So we've been working our way through the second season's DVDs here the past few weeks. As you may know if you've seen the show, in one episode this season they introduce the game of "Rock, Paper, Scissors, Lizard, Spock" (a game originally described here as "Rock Paper Scissors Spock Lizard"), an extension of "Rock, Paper, Scissors". (I'm going to call this game "RPSSL" in this post)
This got me thinking more generally about extensions to "Rock, Paper, Scissors", (hereafter, RPS) so let me define:
A degree-n RPS extension, where n is an odd number >= 3, is a two-player game in which players secretly select one of n symbols and then simultaneously reveal their choices; assuming the player selected differently from each other, the winner of the game is determined by the game's ruleset.

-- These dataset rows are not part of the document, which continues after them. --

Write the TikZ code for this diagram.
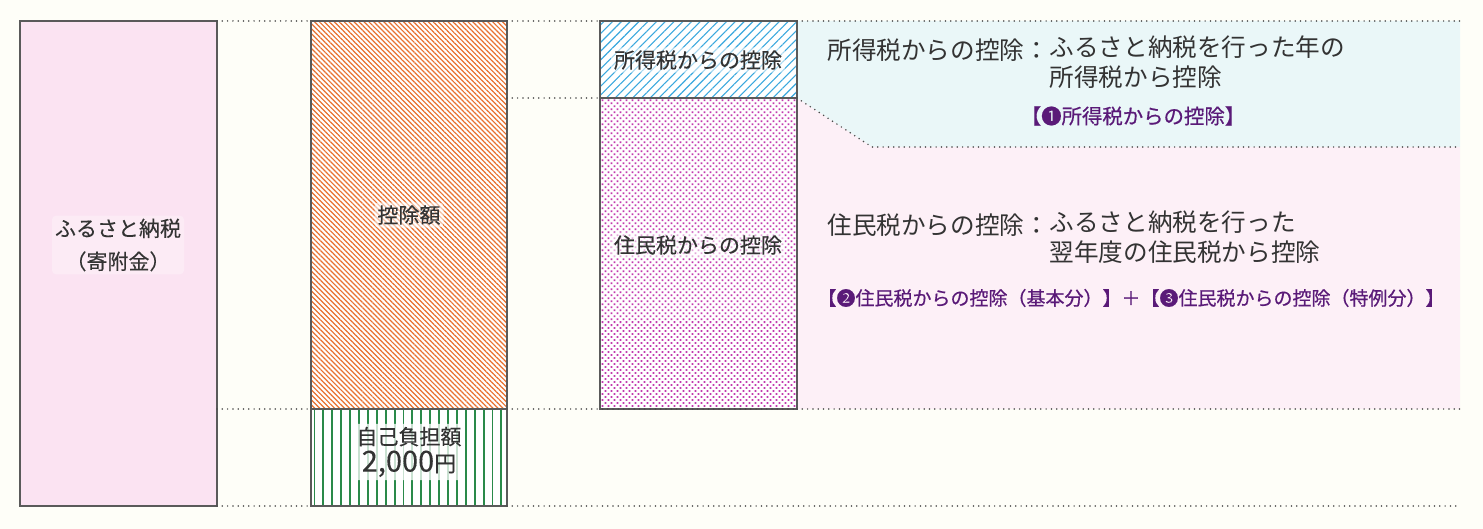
\documentclass[tikz,border=0pt]{standalone}
\usepackage{fontspec}
\setmainfont{Noto Sans CJK JP}
\usetikzlibrary{patterns.meta}

\definecolor{paper}{HTML}{FEFEF8}
\definecolor{frame}{HTML}{5A5A5A}
\definecolor{dotline}{HTML}{4A4A4A}
\definecolor{furupink}{HTML}{FBE3F2}
\definecolor{hatchorange}{HTML}{E8702F}
\definecolor{hatchblue}{HTML}{3AA8DE}
\definecolor{hatchgreen}{HTML}{2A8A4A}
\definecolor{dotmagenta}{HTML}{C23AAE}
\definecolor{areablue}{HTML}{EAF7F8}
\definecolor{areapink}{HTML}{FDF0F7}
\definecolor{txt}{HTML}{333333}
\definecolor{reftxt}{HTML}{5A1A78}

\tikzset{
  box/.style={draw=frame, line width=1pt},
  guide/.style={draw=dotline, line width=0.85pt, line cap=round, dash pattern=on 0pt off 2.65pt},
  boxlabel/.style={text=txt, font=\fontsize{10.5}{16.5}\selectfont\addfontfeature{FakeBold=0.25}, align=center,
    fill=white, fill opacity=0.55, text opacity=1, rounded corners=2pt, inner sep=1.5pt},
  explain/.style={text=txt, font=\fontsize{12.3}{15}\selectfont, align=left, inner sep=0pt},
  reflabel/.style={text=reftxt, inner sep=0pt},
}

\begin{document}
\begin{tikzpicture}[x=0.5pt,y=-0.5pt]
  % Paper
  \fill[paper] (0,0) rectangle (1483,529);
  \useasboundingbox (0,0) rectangle (1483,529);
  % Corner points
  \coordinate (fz-nw) at (20,21);
  \coordinate (fz-se) at (217,506);
  \coordinate (kj-nw) at (311,21);
  \coordinate (kj-se) at (507,409);
  \coordinate (jf-nw) at (311,409);
  \coordinate (jf-se) at (507,506);
  \coordinate (st-nw) at (600,21);
  \coordinate (st-se) at (797,98);
  \coordinate (jm-nw) at (600,98);
  \coordinate (jm-se) at (797,409);
  \coordinate (cut) at (872,147);
  \coordinate (end-t) at (1460,21);
  \coordinate (end-k) at (1460,147);
  \coordinate (end-s) at (1460,409);
  \coordinate (end-u) at (1460,506);
  % Explanation areas
  \fill[areablue] (797,21) -- (end-t) -- (end-k) -- (cut) -- (st-se) -- cycle;
  \fill[areapink] (st-se) -- (cut) -- (end-k) -- (end-s) -- (jm-se |- end-s) -- cycle;
  % Boxes
  \draw[box, fill=furupink] (fz-nw) rectangle (fz-se);
  \fill[white] (kj-nw) rectangle (kj-se);
  \fill[pattern={Lines[angle=-45,distance=1.75pt,line width=0.6pt]}, pattern color=hatchorange] (kj-nw) rectangle (kj-se);
  \fill[white] (jf-nw) rectangle (jf-se);
  \fill[pattern={Lines[angle=90,distance=4.45pt,line width=0.95pt,xshift=1.5pt]}, pattern color=hatchgreen] (jf-nw) rectangle (jf-se);
  \draw[box] (kj-nw) rectangle (jf-se);
  \draw[box] (jf-nw) -- (jf-nw -| jf-se);
  \fill[white] (st-nw) rectangle (st-se);
  \fill[pattern={Lines[angle=45,distance=3.1pt,line width=0.55pt]}, pattern color=hatchblue] (st-nw) rectangle (st-se);
  \fill[white] (jm-nw) rectangle (jm-se);
  \fill[pattern={Dots[angle=45,distance=2.12pt,radius=0.62pt]}, pattern color=dotmagenta] (jm-nw) rectangle (jm-se);
  \draw[box] (st-nw) rectangle (jm-se);
  \draw[box] (jm-nw) -- (st-se);
  % Guide lines
  \draw[guide] (fz-nw -| fz-se) -- (kj-nw);
  \draw[guide] (kj-nw -| kj-se) -- (st-nw);
  \draw[guide] (st-nw -| st-se) -- (end-t);
  \draw[guide] (jm-nw -| kj-se) -- (jm-nw);
  \draw[guide] (st-se) -- (cut) -- (end-k);
  \draw[guide] (jf-nw -| fz-se) -- (jf-nw);
  \draw[guide] (kj-se) -- (jm-se |- kj-se);
  \draw[guide] (jm-se) -- (end-s);
  \draw[guide] (fz-se) -- (jf-nw |- fz-se);
  \draw[guide] (jf-se) -- (end-u);
  % Box labels
  \node[boxlabel, fill opacity=0.3] (fz) at (118,245) {ふるさと納税\\（寄附金）};
  \node[boxlabel] (kj) at (409,215) {控除額};
  \node[boxlabel, fill opacity=0.75] (jf) at (409,452) {自己負担額\\[-3pt]{\fontsize{14.5}{14}\selectfont 2,000\fontsize{11}{11}\selectfont 円}};
  \node[boxlabel] (st) at (698,60) {所得税からの控除};
  \node[boxlabel] (jm) at (698,245) {住民税からの控除};
  % Explanations
  \node[explain, anchor=west] (st-head) at (827,50) {所得税からの控除：};
  \node[explain, anchor=north west] (st-body) at ([yshift=7.5pt]st-head.east) {ふるさと納税を行った年の\\所得税から控除};
  \node[reflabel, font=\fontsize{10.2}{12}\selectfont\addfontfeature{FakeBold=0.6}] (st-ref) at (1133,116) {【❶所得税からの控除】};
  \node[explain, anchor=west] (jm-head) at (827,225) {住民税からの控除：};
  \node[explain, anchor=north west] (jm-body) at ([yshift=7.5pt]jm-head.east) {ふるさと納税を行った\\翌年度の住民税から控除};
  \node[reflabel, font=\fontsize{9.5}{12}\selectfont\addfontfeature{FakeBold=0.6}] (jm-ref) at (1131,298) {【❷住民税からの控除（基本分）】＋【❸住民税からの控除（特例分）】};
\end{tikzpicture}
\end{document}
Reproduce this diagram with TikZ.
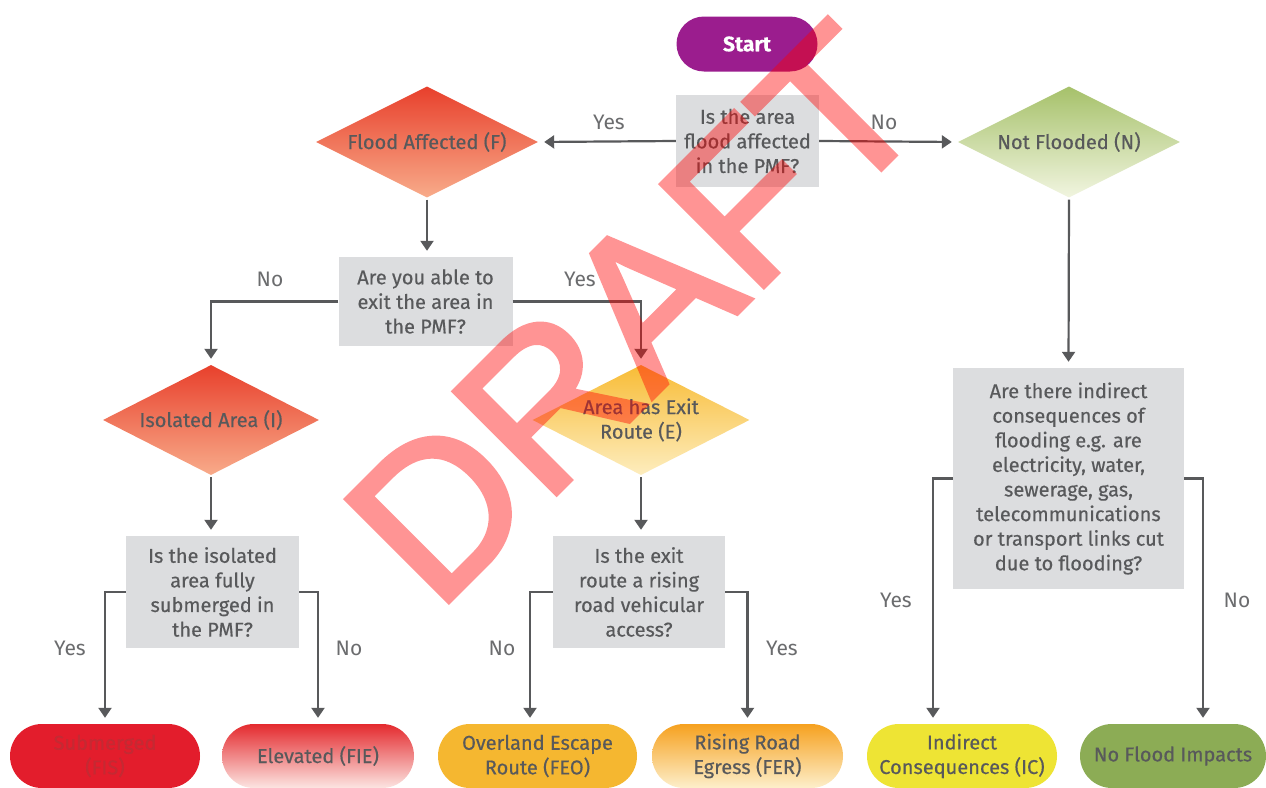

The ruleset of an RPS extension must specify that every token wins against (n-1)/2 of the other tokens, and loses against the other (n-1)/2 tokens.
So RPSSL is a degree-5 RPS extension, because for any choice player A makes, exactly two choices for player B will let A win (and exactly two will let B win).
Two RPS extensions are equivalent if you can obtain one from the other merely by renaming tokens.
So here's what I've come up with:
- There's at least one degree-n RPS extension for every odd n >= 3.
- Up to equivalency, there's only one degree-5 RPS extension.
- Up to equivalency, there are at most two degree-7 RPS extensions.
I need to work more with the two different degree-7 extensions I have to prove that they definitely aren't equivalent. Getting some paper and writing it down would probably help, rather than trying to just keep it in my head.
For the other two points, I'll just note that if you re-arrange the tokens in RPSSL into the order:
Rock, Spock, Paper, Lizard, Scissors
And imagine those tokens in a circle, then every token loses to the two tokens that immediately follow it and beats the two that immediately precede it. This shows a general pattern that can work for any n and working out that with five tokens, there must be such an order proves the second point.